SOURCE EXCERPT:
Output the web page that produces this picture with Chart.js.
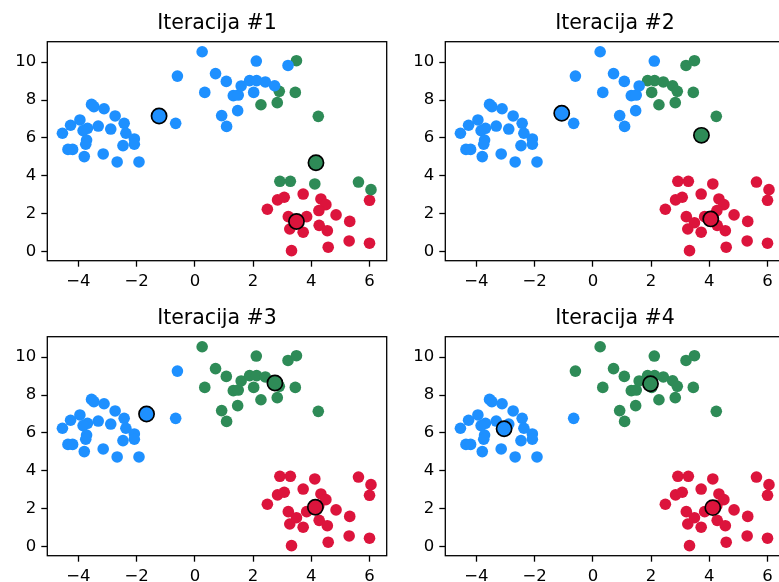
<!DOCTYPE html>
<html>
<head>
<meta charset="utf-8">
<script src="https://cdn.jsdelivr.net/npm/chart.js@4/dist/chart.umd.min.js"></script>
<style>
  html, body { margin: 0; padding: 0; background: #fff; }
  #wrap { position: relative; width: 779px; height: 582px; overflow: hidden; background: #fff; }
  #wrap canvas { position: absolute; }
</style>
</head>
<body>
<div id="wrap">
  <canvas id="c1" width="396" height="301" style="left:0;top:0"></canvas>
  <canvas id="c2" width="396" height="301" style="left:398px;top:0"></canvas>
  <canvas id="c3" width="396" height="301" style="left:0;top:295px"></canvas>
  <canvas id="c4" width="396" height="301" style="left:398px;top:295px"></canvas>
</div>
<script>
// points: left blob (24), two stragglers, upper blob (23), lower-right blob (26)
const xs = [
  -4.55, -4.27, -3.95, -3.55, -3.47, -3.12, -2.74, -2.43, -2.37, -2.08, -2.08, -2.47,
  -2.89, -3.32, -3.69, -3.84, -3.72, -3.75, -4.36, -4.20, -3.80, -3.15, -2.67, -1.92,
  -0.66, -0.60,
  0.25, 0.34, 0.71, 1.08, 0.92, 1.09, 1.47, 1.32, 1.49, 1.59, 1.88, 2.12, 2.02, 2.11, 2.42, 2.74, 3.20,
  3.49, 2.90, 3.45, 2.27, 2.83, 4.24,
  2.92, 3.28, 4.12, 5.62, 6.05,
  2.49, 2.84, 3.07, 3.72, 4.33, 4.50, 4.26, 4.85, 5.32, 6.00, 3.21,
  3.84, 3.26, 3.49, 3.72, 4.27, 4.55, 5.30, 6.00, 4.58, 3.32,
];
const ys = [
  6.25, 6.67, 6.95, 7.77, 7.65, 7.54, 7.16, 6.77, 6.25, 5.95, 5.67, 5.60,
  6.47, 6.63, 6.51, 6.39, 5.89, 5.67, 5.40, 5.40, 5.02, 5.16, 4.74, 4.74,
  6.77, 9.26,
  10.54, 8.40, 9.39, 8.98, 7.18, 6.61, 7.44, 8.23, 8.26, 8.74, 9.02, 9.02, 8.40, 10.05, 8.95, 8.75, 9.82,
  10.07, 8.46, 8.40, 7.75, 7.86, 7.14,
  3.72, 3.72, 3.58, 3.68, 3.28,
  2.25, 2.74, 2.88, 3.05, 2.79, 2.49, 2.18, 1.95, 1.61, 2.72, 1.86,
  1.86, 1.21, 1.54, 1.04, 1.40, 1.12, 0.58, 0.46, 0.25, 0.07,
];

// cluster index of every point per iteration (0 blue, 1 green, 2 red)
const labels1 = [
  0,0,0,0,0,0,0,0,0,0,0,0, 0,0,0,0,0,0,0,0,0,0,0,0,
  0,0,
  0,0,0,0,0,0,0,0,0,0,0,0,0,0,0,0,0,
  1,1,1,1,1,1,
  1,1,1,1,1,
  2,2,2,2,2,2,2,2,2,2,2, 2,2,2,2,2,2,2,2,2,2,
];
const labels2 = [
  0,0,0,0,0,0,0,0,0,0,0,0, 0,0,0,0,0,0,0,0,0,0,0,0,
  0,0,
  0,0,0,0,0,0,0,0,0,0,1,1,1,0,1,1,1,
  1,1,1,1,1,1,
  2,2,2,2,2,
  2,2,2,2,2,2,2,2,2,2,2, 2,2,2,2,2,2,2,2,2,2,
];
const labels3 = [
  0,0,0,0,0,0,0,0,0,0,0,0, 0,0,0,0,0,0,0,0,0,0,0,0,
  0,0,
  1,1,1,1,1,1,1,1,1,1,1,1,1,1,1,1,1,
  1,1,1,1,1,1,
  2,2,2,2,2,
  2,2,2,2,2,2,2,2,2,2,2, 2,2,2,2,2,2,2,2,2,2,
];
const labels4 = [
  0,0,0,0,0,0,0,0,0,0,0,0, 0,0,0,0,0,0,0,0,0,0,0,0,
  0,1,
  1,1,1,1,1,1,1,1,1,1,1,1,1,1,1,1,1,
  1,1,1,1,1,1,
  2,2,2,2,2,
  2,2,2,2,2,2,2,2,2,2,2, 2,2,2,2,2,2,2,2,2,2,
];

// centroids per iteration: [blue, green, red]
const cx1 = [-1.23, 4.16, 3.49], cy1 = [7.16, 4.70, 1.60];
const cx2 = [-1.07, 3.73, 4.05], cy2 = [7.30, 6.14, 1.74];
const cx3 = [-1.66, 2.75, 4.14], cy3 = [7.00, 8.63, 2.09];
const cx4 = [-3.05, 1.98, 4.12], cy4 = [6.22, 8.59, 2.07];

const titles = ['Iteracija #1', 'Iteracija #2', 'Iteracija #3', 'Iteracija #4'];
const xTicks = [-4, -2, 0, 2, 4, 6];
const yTicks = [0, 2, 4, 6, 8, 10];
const colors = ['#1e90ff', '#2e8b57', '#dc143c'];

Chart.defaults.font.family = "'DejaVu Sans', sans-serif";
Chart.defaults.color = '#000';

const frame = {
  id: 'frame',
  afterDraw(chart) {
    const { ctx, chartArea: a } = chart;
    ctx.save();
    ctx.strokeStyle = '#000'; ctx.lineWidth = 1.3;
    ctx.strokeRect(a.left, a.top, a.right - a.left, a.bottom - a.top);
    ctx.restore();
  },
};

const fmt = v => (v < 0 ? '\u2212' + Math.abs(v) : String(v));

function axis(min, max, ticks, fit) {
  return {
    type: 'linear', min, max,
    afterBuildTicks: s => { s.ticks = ticks.map(value => ({ value })); },
    afterFit: fit,
    border: { display: false },
    grid: { drawOnChartArea: false, drawTicks: true, tickLength: 6, tickColor: '#000', tickWidth: 1.3 },
    ticks: { font: { size: 16.5 }, color: '#000', padding: 5, callback: fmt, maxRotation: 0 },
  };
}

function draw(id, title, labels, cx, cy) {
  const datasets = colors.map((c, k) => ({
    data: xs.map((x, i) => ({ x, y: ys[i] })).filter((p, i) => labels[i] === k),
    backgroundColor: c, pointRadius: 5.8, pointBorderWidth: 0, pointHoverRadius: 5.8, order: 1,
  }));
  colors.forEach((c, k) => datasets.push({
    data: [{ x: cx[k], y: cy[k] }], order: 0,
    backgroundColor: c, borderColor: '#000', pointRadius: 7.6, pointBorderWidth: 1.7, pointHoverRadius: 7.6,
  }));
  return new Chart(document.getElementById(id), {
    type: 'scatter',
    data: { datasets },
    plugins: [frame],
    options: {
      responsive: false, animation: false, devicePixelRatio: 1,
      layout: { padding: { left: 0, top: 0, right: 1.3, bottom: 5.3 } },
      plugins: {
        legend: { display: false }, tooltip: { enabled: false },
        title: { display: true, text: title, fullSize: false, color: '#000',
          font: { size: 20.5, weight: 'normal', lineHeight: 1.2 }, padding: { top: 11.7, bottom: 5.4 } },
      },
      scales: {
        x: axis(-5.07, 6.59, xTicks, s => { s.height = 35; }),
        y: axis(-0.46, 11.07, yTicks, s => { s.width = 47.3; }),
      },
    },
  });
}

draw('c1', titles[0], labels1, cx1, cy1);
draw('c2', titles[1], labels2, cx2, cy2);
draw('c3', titles[2], labels3, cx3, cy3);
draw('c4', titles[3], labels4, cx4, cy4);
</script>
</body>
</html>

WRITTEN REQUEST: Omit the pictures, and quote the material above exactly as given.

OUTPUT OF THE EXERCISE:
Output the web page that produces this picture with Chart.js.
<!DOCTYPE html>
<html>
<head>
<meta charset="utf-8">
<script src="https://cdn.jsdelivr.net/npm/chart.js@4/dist/chart.umd.min.js"></script>
<style>
  html, body { margin: 0; padding: 0; background: #fff; }
  #wrap { position: relative; width: 779px; height: 582px; overflow: hidden; background: #fff; }
  #wrap canvas { position: absolute; }
</style>
</head>
<body>
<div id="wrap">
  <canvas id="c1" width="396" height="301" style="left:0;top:0"></canvas>
  <canvas id="c2" width="396" height="301" style="left:398px;top:0"></canvas>
  <canvas id="c3" width="396" height="301" style="left:0;top:295px"></canvas>
  <canvas id="c4" width="396" height="301" style="left:398px;top:295px"></canvas>
</div>
<script>
// points: left blob (24), two stragglers, upper blob (23), lower-right blob (26)
const xs = [
  -4.55, -4.27, -3.95, -3.55, -3.47, -3.12, -2.74, -2.43, -2.37, -2.08, -2.08, -2.47,
  -2.89, -3.32, -3.69, -3.84, -3.72, -3.75, -4.36, -4.20, -3.80, -3.15, -2.67, -1.92,
  -0.66, -0.60,
  0.25, 0.34, 0.71, 1.08, 0.92, 1.09, 1.47, 1.32, 1.49, 1.59, 1.88, 2.12, 2.02, 2.11, 2.42, 2.74, 3.20,
  3.49, 2.90, 3.45, 2.27, 2.83, 4.24,
  2.92, 3.28, 4.12, 5.62, 6.05,
  2.49, 2.84, 3.07, 3.72, 4.33, 4.50, 4.26, 4.85, 5.32, 6.00, 3.21,
  3.84, 3.26, 3.49, 3.72, 4.27, 4.55, 5.30, 6.00, 4.58, 3.32,
];
const ys = [
  6.25, 6.67, 6.95, 7.77, 7.65, 7.54, 7.16, 6.77, 6.25, 5.95, 5.67, 5.60,
  6.47, 6.63, 6.51, 6.39, 5.89, 5.67, 5.40, 5.40, 5.02, 5.16, 4.74, 4.74,
  6.77, 9.26,
  10.54, 8.40, 9.39, 8.98, 7.18, 6.61, 7.44, 8.23, 8.26, 8.74, 9.02, 9.02, 8.40, 10.05, 8.95, 8.75, 9.82,
  10.07, 8.46, 8.40, 7.75, 7.86, 7.14,
  3.72, 3.72, 3.58, 3.68, 3.28,
  2.25, 2.74, 2.88, 3.05, 2.79, 2.49, 2.18, 1.95, 1.61, 2.72, 1.86,
  1.86, 1.21, 1.54, 1.04, 1.40, 1.12, 0.58, 0.46, 0.25, 0.07,
];

// cluster index of every point per iteration (0 blue, 1 green, 2 red)
const labels1 = [
  0,0,0,0,0,0,0,0,0,0,0,0, 0,0,0,0,0,0,0,0,0,0,0,0,
  0,0,
  0,0,0,0,0,0,0,0,0,0,0,0,0,0,0,0,0,
  1,1,1,1,1,1,
  1,1,1,1,1,
  2,2,2,2,2,2,2,2,2,2,2, 2,2,2,2,2,2,2,2,2,2,
];
const labels2 = [
  0,0,0,0,0,0,0,0,0,0,0,0, 0,0,0,0,0,0,0,0,0,0,0,0,
  0,0,
  0,0,0,0,0,0,0,0,0,0,1,1,1,0,1,1,1,
  1,1,1,1,1,1,
  2,2,2,2,2,
  2,2,2,2,2,2,2,2,2,2,2, 2,2,2,2,2,2,2,2,2,2,
];
const labels3 = [
  0,0,0,0,0,0,0,0,0,0,0,0, 0,0,0,0,0,0,0,0,0,0,0,0,
  0,0,
  1,1,1,1,1,1,1,1,1,1,1,1,1,1,1,1,1,
  1,1,1,1,1,1,
  2,2,2,2,2,
  2,2,2,2,2,2,2,2,2,2,2, 2,2,2,2,2,2,2,2,2,2,
];
const labels4 = [
  0,0,0,0,0,0,0,0,0,0,0,0, 0,0,0,0,0,0,0,0,0,0,0,0,
  0,1,
  1,1,1,1,1,1,1,1,1,1,1,1,1,1,1,1,1,
  1,1,1,1,1,1,
  2,2,2,2,2,
  2,2,2,2,2,2,2,2,2,2,2, 2,2,2,2,2,2,2,2,2,2,
];

// centroids per iteration: [blue, green, red]
const cx1 = [-1.23, 4.16, 3.49], cy1 = [7.16, 4.70, 1.60];
const cx2 = [-1.07, 3.73, 4.05], cy2 = [7.30, 6.14, 1.74];
const cx3 = [-1.66, 2.75, 4.14], cy3 = [7.00, 8.63, 2.09];
const cx4 = [-3.05, 1.98, 4.12], cy4 = [6.22, 8.59, 2.07];

const titles = ['Iteracija #1', 'Iteracija #2', 'Iteracija #3', 'Iteracija #4'];
const xTicks = [-4, -2, 0, 2, 4, 6];
const yTicks = [0, 2, 4, 6, 8, 10];
const colors = ['#1e90ff', '#2e8b57', '#dc143c'];

Chart.defaults.font.family = "'DejaVu Sans', sans-serif";
Chart.defaults.color = '#000';

const frame = {
  id: 'frame',
  afterDraw(chart) {
    const { ctx, chartArea: a } = chart;
    ctx.save();
    ctx.strokeStyle = '#000'; ctx.lineWidth = 1.3;
    ctx.strokeRect(a.left, a.top, a.right - a.left, a.bottom - a.top);
    ctx.restore();
  },
};

const fmt = v => (v < 0 ? '\u2212' + Math.abs(v) : String(v));

function axis(min, max, ticks, fit) {
  return {
    type: 'linear', min, max,
    afterBuildTicks: s => { s.ticks = ticks.map(value => ({ value })); },
    afterFit: fit,
    border: { display: false },
    grid: { drawOnChartArea: false, drawTicks: true, tickLength: 6, tickColor: '#000', tickWidth: 1.3 },
    ticks: { font: { size: 16.5 }, color: '#000', padding: 5, callback: fmt, maxRotation: 0 },
  };
}

function draw(id, title, labels, cx, cy) {
  const datasets = colors.map((c, k) => ({
    data: xs.map((x, i) => ({ x, y: ys[i] })).filter((p, i) => labels[i] === k),
    backgroundColor: c, pointRadius: 5.8, pointBorderWidth: 0, pointHoverRadius: 5.8, order: 1,
  }));
  colors.forEach((c, k) => datasets.push({
    data: [{ x: cx[k], y: cy[k] }], order: 0,
    backgroundColor: c, borderColor: '#000', pointRadius: 7.6, pointBorderWidth: 1.7, pointHoverRadius: 7.6,
  }));
  return new Chart(document.getElementById(id), {
    type: 'scatter',
    data: { datasets },
    plugins: [frame],
    options: {
      responsive: false, animation: false, devicePixelRatio: 1,
      layout: { padding: { left: 0, top: 0, right: 1.3, bottom: 5.3 } },
      plugins: {
        legend: { display: false }, tooltip: { enabled: false },
        title: { display: true, text: title, fullSize: false, color: '#000',
          font: { size: 20.5, weight: 'normal', lineHeight: 1.2 }, padding: { top: 11.7, bottom: 5.4 } },
      },
      scales: {
        x: axis(-5.07, 6.59, xTicks, s => { s.height = 35; }),
        y: axis(-0.46, 11.07, yTicks, s => { s.width = 47.3; }),
      },
    },
  });
}

draw('c1', titles[0], labels1, cx1, cy1);
draw('c2', titles[1], labels2, cx2, cy2);
draw('c3', titles[2], labels3, cx3, cy3);
draw('c4', titles[3], labels4, cx4, cy4);
</script>
</body>
</html>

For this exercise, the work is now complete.